Pollution as measured in terms of PM2.5[1] readings continues to exceed World Health Organisation guidance across our sample (data for Hong Kong has been discontinued). Manhattan continues to have relatively lower readings, which may be due to its proximity to the Atlantic ocean (which helps disperse pollutants) while periods of stable weather in Western Europe have perhaps worsened pollution peaks there.

Air quality has generally improved in London as more polluting vehicles have been phased out, encouraged by policies such as the Ultra Low Emissions Zone. Air pollution has risen up the political agenda in London and Paris, partly thanks to active mayoral campaigning in both cities.

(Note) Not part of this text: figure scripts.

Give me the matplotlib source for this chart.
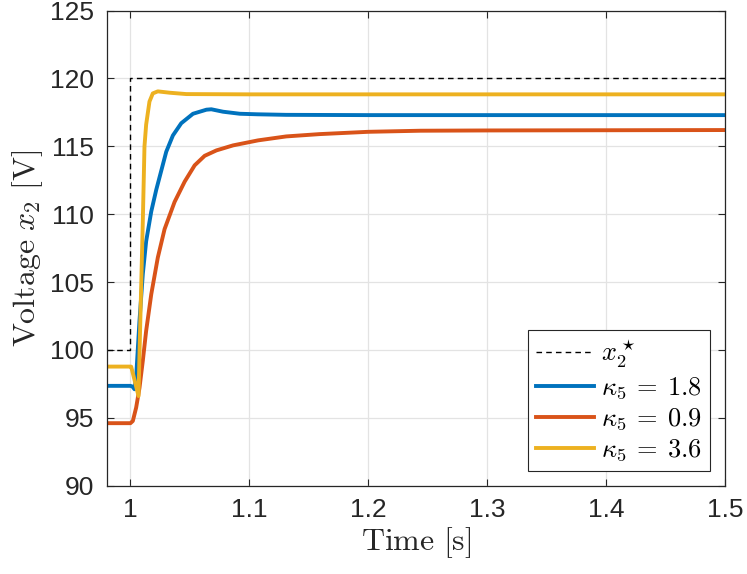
import matplotlib
matplotlib.use("Agg")
import matplotlib.pyplot as plt

plt.rcParams['font.family'] = ['Liberation Sans', 'DejaVu Sans']
plt.rcParams['mathtext.fontset'] = 'cm'

# reference step x2*
t_ref = [0.98, 1.0, 1.0, 1.5]
v_ref = [100, 100, 120, 120]

# kappa5 = 1.8
t_k18 = [0.98, 1.0, 1.0017, 1.0034, 1.0048, 1.0076, 1.0104, 1.0132, 1.0175, 1.0217,
         1.0259, 1.0301, 1.0357, 1.0427, 1.0526, 1.0639, 1.068, 1.0779, 1.092, 1.107,
         1.131, 1.2, 1.5]
v_k18 = [97.35, 97.35, 97.3, 97.1, 98.0, 102.15, 105.6, 108.0, 110.2, 111.8,
         113.2, 114.6, 115.8, 116.7, 117.4, 117.7, 117.73, 117.55, 117.4, 117.36,
         117.32, 117.3, 117.3]

# kappa5 = 0.9
t_k09 = [0.98, 1.0, 1.002, 1.0048, 1.0076, 1.0104, 1.0132, 1.0175, 1.023, 1.0287,
         1.0371, 1.0456, 1.054, 1.0624, 1.0723, 1.0863, 1.1074, 1.131, 1.159, 1.2,
         1.244, 1.3, 1.5]
v_k09 = [94.6, 94.6, 94.76, 95.75, 97.2, 99.2, 101.4, 104.1, 106.8, 108.9,
         110.9, 112.4, 113.6, 114.3, 114.7, 115.07, 115.44, 115.73, 115.9, 116.07,
         116.15, 116.17, 116.2]

# kappa5 = 3.6
t_k36 = [0.98, 1.0, 1.0006, 1.0068, 1.0076, 1.009, 1.0104, 1.0118, 1.0132, 1.016,
         1.0188, 1.023, 1.033, 1.047, 1.1, 1.5]
v_k36 = [98.77, 98.77, 98.77, 96.6, 99.7, 104.6, 109.5, 115.0, 116.6, 118.3,
         118.9, 119.05, 118.95, 118.85, 118.83, 118.83]

fig = plt.figure(figsize=(7.47, 5.74), dpi=100)
ax = fig.add_axes([0.1428, 0.154, 0.8277, 0.8275])

ax.plot(t_ref, v_ref, '--', color='k', lw=1.0, dashes=(4, 3), label=r'$x_2^\star$')
ax.plot(t_k18, v_k18, color='#0072BD', lw=2.8, label=r'$\kappa_5\:=\:1.8$')
ax.plot(t_k09, v_k09, color='#D95319', lw=2.8, label=r'$\kappa_5\:=\:0.9$')
ax.plot(t_k36, v_k36, color='#EDB120', lw=2.8, label=r'$\kappa_5\:=\:3.6$')

ax.set_xlim(0.98, 1.5)
ax.set_ylim(90, 125)
ax.set_xticks([1, 1.1, 1.2, 1.3, 1.4, 1.5])
ax.set_xticklabels(['1', '1.1', '1.2', '1.3', '1.4', '1.5'])
ax.set_yticks(range(90, 126, 5))

ax.grid(True, color='#e3e3e3', lw=0.9)
ax.set_axisbelow(True)
ax.tick_params(direction='in', top=True, right=True, length=5, width=0.8,
               labelsize=19, colors='#262626', pad=9)
for s in ax.spines.values():
    s.set_color('#262626')
    s.set_linewidth(0.9)

ax.set_xlabel(r'$\mathrm{Time}\ [\mathrm{s}]$', fontsize=23, color='#262626', labelpad=2)
ax.set_ylabel(r'$\mathrm{Voltage}\ x_2\ [\mathrm{V}]$', fontsize=23, color='#262626', labelpad=4)

leg = ax.legend(loc='lower right', bbox_to_anchor=(0.975, 0.03), fontsize=19,
                fancybox=False, framealpha=1, edgecolor='#262626',
                handlelength=2.2, handletextpad=0.25, borderpad=0.3, labelspacing=0.2,
                borderaxespad=0)
leg.get_frame().set_linewidth(0.8)

fig.savefig('out.png', dpi=100)
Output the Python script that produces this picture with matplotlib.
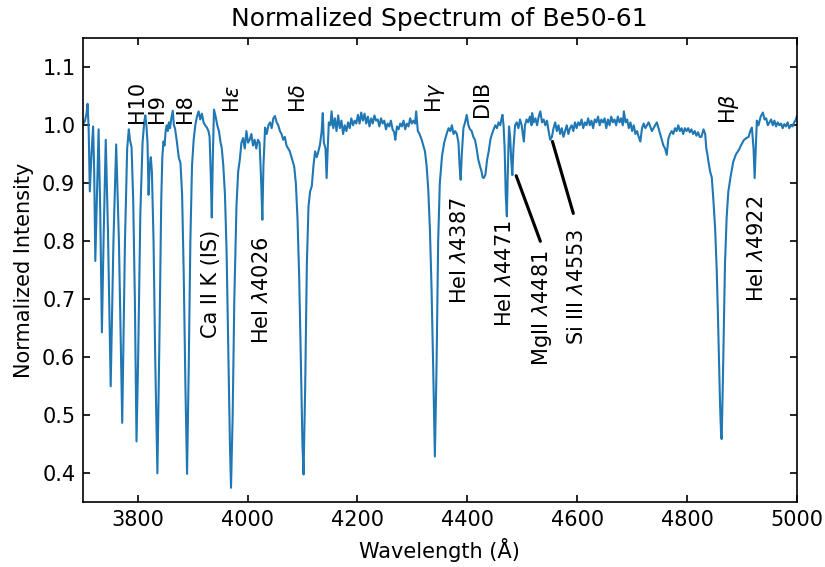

[1] The term fine particles, or particulate matter 2.5 (PM2.5), refers to tiny particles or droplets in the air that are two and one half microns or less in width. Like inches, meters and miles, a micron is a unit of measurement for distance. There are about 25,000 microns in an inch. The widths of the larger particles in the PM2.5 size range would be about thirty times smaller than that of a human hair. Source:  New York State, Department of Health.